Evening Prayer 20 September 2020


Matthew 6.19-end

Tomorrow is the day we remember St Matthew and our lectionary encourages us to start celebrating him with evening prayer today.  The collect, with its prayer that we ‘forsake the selfish love of gain and the possessive love of riches’, reflects Matthew the tax collector’s willingness to leave his lucrative, but corrupt, job and follow Jesus.  Matthew, Levi, Zacchaeus were all caught up in the economics of running the Roman empire.  They were recruited as tax collectors, and the way they earned their wages was by commission, if you like – collecting what was demanded by the Romans, but adding extra to cover their living expenses.  It was open to abuse.

We probably feel fairly complacent thinking about Matthew.  After all, none of us are tax collectors and we’re probably not too bound up in ‘the selfish love of gain or possessive love of riches’.  Nevertheless, like Matthew, we are caught up in an economic system, not necessarily of our choosing, that favours accumulating wealth at the expense, not only of those struggling financially in our own country and even more so in poor countries, but also at the expense of the earth as we relentlessly deplete its resources in order to fuel the way of life to which we have become accustomed.  And it’s a way of life that feeds on worry about whether there will be enough – a point Jesus makes here.

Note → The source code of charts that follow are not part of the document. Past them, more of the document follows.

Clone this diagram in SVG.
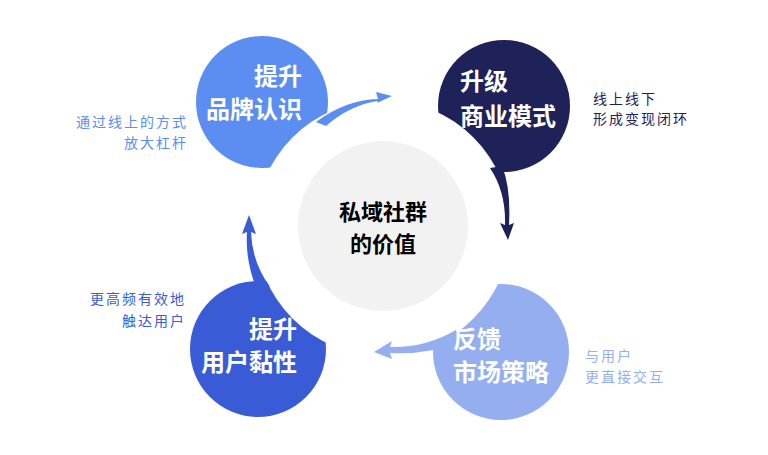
<svg xmlns="http://www.w3.org/2000/svg" width="768" height="455" viewBox="0 0 768 455">
<style>
.t{font-family:"Noto Sans CJK SC","Noto Sans",sans-serif;font-weight:700;font-size:24px;fill:#fff}
.c{font-family:"Noto Sans CJK SC","Noto Sans",sans-serif;font-weight:700;font-size:22px;fill:#000}
.s{font-family:"Noto Sans CJK SC","Noto Sans",sans-serif;font-size:14px;letter-spacing:2px}
</style>
<rect width="768" height="455" fill="#fff"/>
<g id="n1"><circle cx="262" cy="102" r="66" fill="#5b8ef0"/></g>
<g id="n2"><circle cx="504" cy="106" r="66" fill="#1f2259"/></g>
<g id="n3"><circle cx="501" cy="352" r="68" fill="#94aef0"/></g>
<g id="n4"><circle cx="258" cy="349" r="68" fill="#3a5bd6"/></g>
<circle cx="383" cy="228" r="128" fill="#fff"/>
<g id="center"><circle cx="383" cy="226" r="85" fill="#f2f2f2"/>
<text class="c" x="383" y="220" text-anchor="middle">私域社群</text>
<text class="c" x="383" y="252" text-anchor="middle">的价值</text></g>
<g id="connectors">
<path d="M316,122 Q345,100 378,99 L376,92 L392,96 L377,103 L378,101 Q350,105 326,126 Z" fill="#5b8ef0"/>
<path d="M490,168 Q506,192 505,225 L500,223 L508,240 L514,223 L509,225 Q511,188 502,166 Z" fill="#1f2259"/>
<path d="M456,330 Q425,348 390,347 L392,341 L374,352 L392,359 L390,353 Q428,355 462,342 Z" fill="#94aef0"/>
<path d="M258,292 Q245,262 247,232 L242,234 L249,215 L256,234 L251,232 Q252,262 270,287 Z" fill="#3a5bd6"/>
</g>
<text class="t" x="302" y="85" text-anchor="end">提升</text>
<text class="t" x="302" y="118" text-anchor="end">品牌认识</text>
<text class="t" x="460" y="90">升级</text>
<text class="t" x="460" y="125">商业模式</text>
<text class="t" x="453" y="348">反馈</text>
<text class="t" x="453" y="381">市场策略</text>
<text class="t" x="297" y="338" text-anchor="end">提升</text>
<text class="t" x="297" y="371" text-anchor="end">用户黏性</text>
<g class="s">
<text x="188" y="127" text-anchor="end" fill="#5b8ef0">通过线上的方式</text>
<text x="188" y="148" text-anchor="end" fill="#5b8ef0">放大杠杆</text>
<text x="593" y="104" fill="#1f2259">线上线下</text>
<text x="593" y="124" fill="#1f2259">形成变现闭环</text>
<text x="186" y="304" text-anchor="end" fill="#3a5bd6">更高频有效地</text>
<text x="186" y="326" text-anchor="end" fill="#3a5bd6">触达用户</text>
<text x="585" y="361" fill="#94aef0">与用户</text>
<text x="585" y="382" fill="#94aef0">更直接交互</text>
</g>
</svg>
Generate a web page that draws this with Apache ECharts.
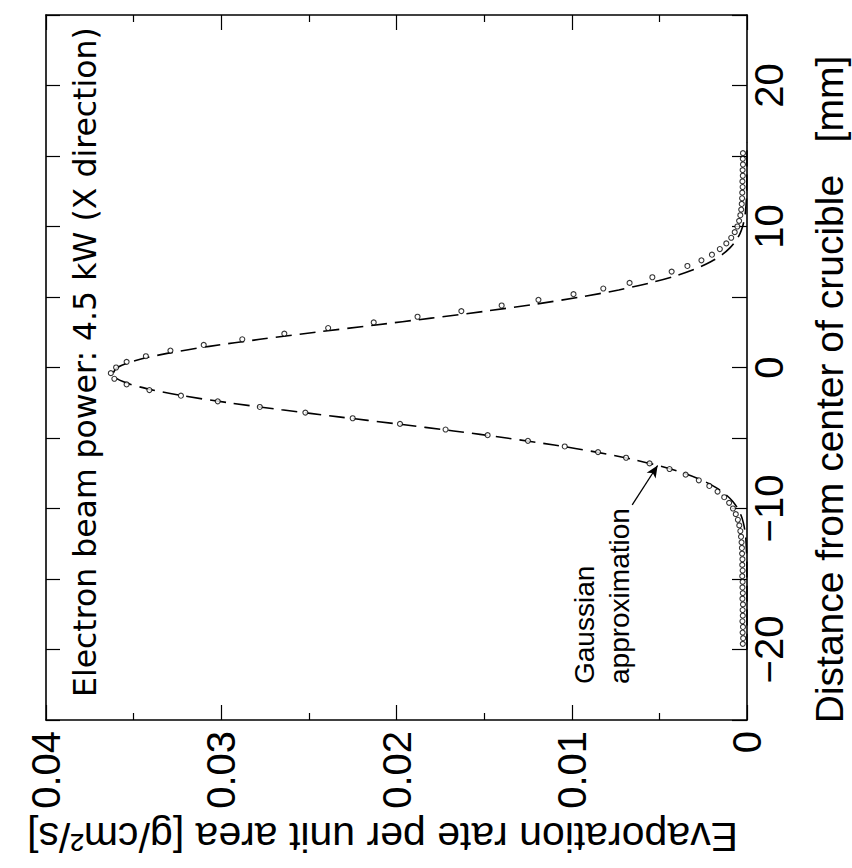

Once you become accustomed to something you can stop seeing it clearly.  It becomes the norm.  It affects the way you vote, the way you shop, the way you travel and perhaps most damagingly, how you view people who don’t seem to fit that norm, who are outside the norm.  I think this may what Jesus is getting at when he speaks about the eyes in this reading – if your eyes are good, your whole body will be full of light (v22).  You start to see more clearly;  to see things differently.

In this season of creation tide we are being challenged to open our eyes to how our way of life may be damaging our planet and so many of God’s people.  Because we are part of the system we can feel helpless.  Matthew, Zacchaeus, Levi, all offer hope.  They all found themselves exposed to a different set of values from the ones they had learnt to accept as the norm in Roman Palestine.  Almost certainly they would have heard Jesus’ teaching, seen how he was with his disciples, seen his followers dancing to a different drum, as it were, from the one which they had to follow.  They were faced with a new story, a different narrative, and it attracted them. With all 3 men the result was movement.  They were sitting, but now they get up (or get down from the tree – Zacchaeus!) and they move.  Matthew moves from his solitary seat in the tax booth, he stands (thus becoming more visible, like Zacchaeus) and joins the community of those following Jesus and, like the others, so importantly, practises generosity – he has a party, sharing his food and home. Zacchaeus of course says he will pay back double what he has taken dishonestly.  They have moved way outside their comfort zones.

We too can hear a different narrative from the one that drives our current western lifestyle.  We can be exposed to what the writer of Matthew’s gospel might have called kingdom values.  And we can respond by doing what Matthew does- joining with a group of like minded people, those disciples following Jesus.  We are part of a church that seeks to live differently, that upholds values that may be at odds with our current economic system.  Look out for some of the things this church is doing and join in, whether it’s through a walk round the parish with eyes open, or monitoring our use of plastic or energy, or joining in national protests, tackling investments in fossil fuel….  We can no longer continue living as though the poor don’t matter.  It’s costing us the earth.